Ploss has a few words to say about "Volksgebrauchliche Sprach- Exercitien," or "Zungen-Exercitien," the folk-efforts to teach the child to overcome the difficulties of speech (326. II. 285, 286), and more recently Treichel (373) has treated in detail of the various methods employed in Prussia. In these exercises examples and difficult words are given in several languages, alliteration, sibilation, and all quips and turns of consonantal and vocalic expression, word-position, etc., are in use to test the power of speech alike of child and adult. Treichel observes that in the schools even, use is made of foreign geographical names, names of mountains in Asia, New Zealand, and Aztec names in Mexico; the plain of Apapurinkasiquinilschiquasaqua, from Immermann's Munchhausen, is also cited as having been put to the like use. The title of doctors' dissertations in chemistry are also recommended (373. 124).
Following are examples of these test sentences and phrases from
German:—
(1) Acht und achtzig achteckige Hechtskopfe; (2) Bierbrauer Brauer braut braun Bier; (3) De donue Diewel drog den dicke Diewel dorch den dicke Dreek; (4) Esel essen Nosseln gern; (5) In Ulm imd um Ulm und urn Ulm herum; (6) Wenige wissen, wie viel sie wissen mussen, um zu wissen, wie wenig sie wissen; (7) Es sassen zwei zischende Schlangen zwischen zwei spitzigen Steinen und zischten dazwischen; (8) Nage mal de Boll Boll Boll Boll Boll Boll Boll Boll Boll; (9) Fritz, Fritz, friss frische Fische, Fritz; (10) Kein klein Kind kann keinen kleinen Kessel Kohl kochen.
There are alliterative sentences for all the letters of the alphabet, and many others more or less alliterative, while the humorous papers contain many exaggerated examples of this sort of thing. Of the last, the following on "Hottentottentaten" will serve as an instance:—
"In dem wilden Land der Kaftern,
Wo die Hottentotten trachten
Holie Hottentottentitel
Zu erwerben in den Schlachten,
Wo die Hottentottentaktik
Lasst ertonen fern und nah
Auf dem Hottentottentamtam
Hottentottentattratah;
Wo die Hottentottentrotteln,
Eh' sie stampfen stark und kuhn.
Hottentottentatowirung
An sioh selber erst vollzieh'n,
Wo die Hottentotten tuten
Auf dem Horn voll Eleganz
Und nachher mit Grazie tanzen
Hottentottentotentanz,—
Dorten bin ich mal gewesen
Und iclh habe schwer gelitten,
Weil ich Hottentotten trotzte,
Unter Hottentottentritten;
So 'ne Hottentottentachtel,
Die ist nämlich fürchterlich
Und ich leid' noch heute
An dem Hottentottentatterich" (373. 222).
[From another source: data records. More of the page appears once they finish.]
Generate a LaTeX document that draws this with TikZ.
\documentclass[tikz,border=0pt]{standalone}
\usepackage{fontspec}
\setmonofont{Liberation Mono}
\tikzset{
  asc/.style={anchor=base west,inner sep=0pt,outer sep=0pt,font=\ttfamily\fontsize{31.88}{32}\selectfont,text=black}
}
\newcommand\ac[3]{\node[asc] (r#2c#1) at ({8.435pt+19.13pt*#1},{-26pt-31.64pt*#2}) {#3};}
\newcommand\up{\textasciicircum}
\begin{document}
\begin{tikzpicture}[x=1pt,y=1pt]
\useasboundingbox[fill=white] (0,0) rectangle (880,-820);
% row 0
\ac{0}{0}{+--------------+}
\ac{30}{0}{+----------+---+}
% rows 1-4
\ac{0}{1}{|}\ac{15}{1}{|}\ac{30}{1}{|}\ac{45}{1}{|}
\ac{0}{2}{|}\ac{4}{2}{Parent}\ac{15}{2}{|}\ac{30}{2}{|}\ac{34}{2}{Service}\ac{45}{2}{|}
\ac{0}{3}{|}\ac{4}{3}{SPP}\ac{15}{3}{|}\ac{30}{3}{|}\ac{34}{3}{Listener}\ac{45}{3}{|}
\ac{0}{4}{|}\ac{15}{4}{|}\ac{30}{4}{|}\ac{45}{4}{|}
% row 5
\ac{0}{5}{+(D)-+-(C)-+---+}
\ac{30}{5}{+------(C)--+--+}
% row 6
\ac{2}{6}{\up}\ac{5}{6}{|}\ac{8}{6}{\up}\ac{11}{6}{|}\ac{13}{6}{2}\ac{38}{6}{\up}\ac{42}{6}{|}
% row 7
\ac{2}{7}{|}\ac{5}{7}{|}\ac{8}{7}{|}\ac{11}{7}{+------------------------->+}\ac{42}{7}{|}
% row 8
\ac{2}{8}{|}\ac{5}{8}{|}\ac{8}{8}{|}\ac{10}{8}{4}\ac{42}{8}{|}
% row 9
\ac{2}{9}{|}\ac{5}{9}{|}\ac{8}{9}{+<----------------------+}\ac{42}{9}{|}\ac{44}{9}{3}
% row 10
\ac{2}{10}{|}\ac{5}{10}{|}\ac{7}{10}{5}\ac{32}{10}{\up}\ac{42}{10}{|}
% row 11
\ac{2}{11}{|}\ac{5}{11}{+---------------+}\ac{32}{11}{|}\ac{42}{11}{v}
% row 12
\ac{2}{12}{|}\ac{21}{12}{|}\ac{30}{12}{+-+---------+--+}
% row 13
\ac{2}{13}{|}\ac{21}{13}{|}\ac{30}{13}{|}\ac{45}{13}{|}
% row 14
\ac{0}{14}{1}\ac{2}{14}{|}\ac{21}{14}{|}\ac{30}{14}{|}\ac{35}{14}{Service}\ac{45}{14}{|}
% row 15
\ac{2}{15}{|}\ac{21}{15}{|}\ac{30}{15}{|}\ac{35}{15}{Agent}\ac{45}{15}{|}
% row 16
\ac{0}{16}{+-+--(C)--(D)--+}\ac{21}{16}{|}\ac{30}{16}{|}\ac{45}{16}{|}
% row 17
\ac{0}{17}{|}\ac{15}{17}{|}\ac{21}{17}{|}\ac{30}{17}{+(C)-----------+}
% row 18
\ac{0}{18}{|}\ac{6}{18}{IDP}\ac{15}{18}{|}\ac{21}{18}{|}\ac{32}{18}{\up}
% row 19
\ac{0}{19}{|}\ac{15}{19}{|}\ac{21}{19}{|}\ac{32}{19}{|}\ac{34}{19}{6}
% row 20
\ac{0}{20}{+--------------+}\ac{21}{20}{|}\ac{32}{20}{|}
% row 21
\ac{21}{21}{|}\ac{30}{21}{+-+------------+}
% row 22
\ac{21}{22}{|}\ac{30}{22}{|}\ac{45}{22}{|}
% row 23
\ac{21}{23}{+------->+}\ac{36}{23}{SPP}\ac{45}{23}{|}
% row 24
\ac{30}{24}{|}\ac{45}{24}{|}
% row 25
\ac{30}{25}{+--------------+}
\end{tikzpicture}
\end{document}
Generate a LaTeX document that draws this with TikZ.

In our older English, and American readers and spelling-books we meet with much of a like nature, and the use of these test-phrases and sentences has not yet entirely departed from the schools. Familiar are: "Up the high hill he heaved a huge round stone; around the rugged riven rock the ragged rascal rapid ran; Peter Piper picked a peck of prickly pears from the prickly-pear trees on the pleasant prairies," and many others still in use traditionally among the school-children of to-day, together with linguistic exercises of nonsense-syllables and the like, pronouncing words backwards, etc.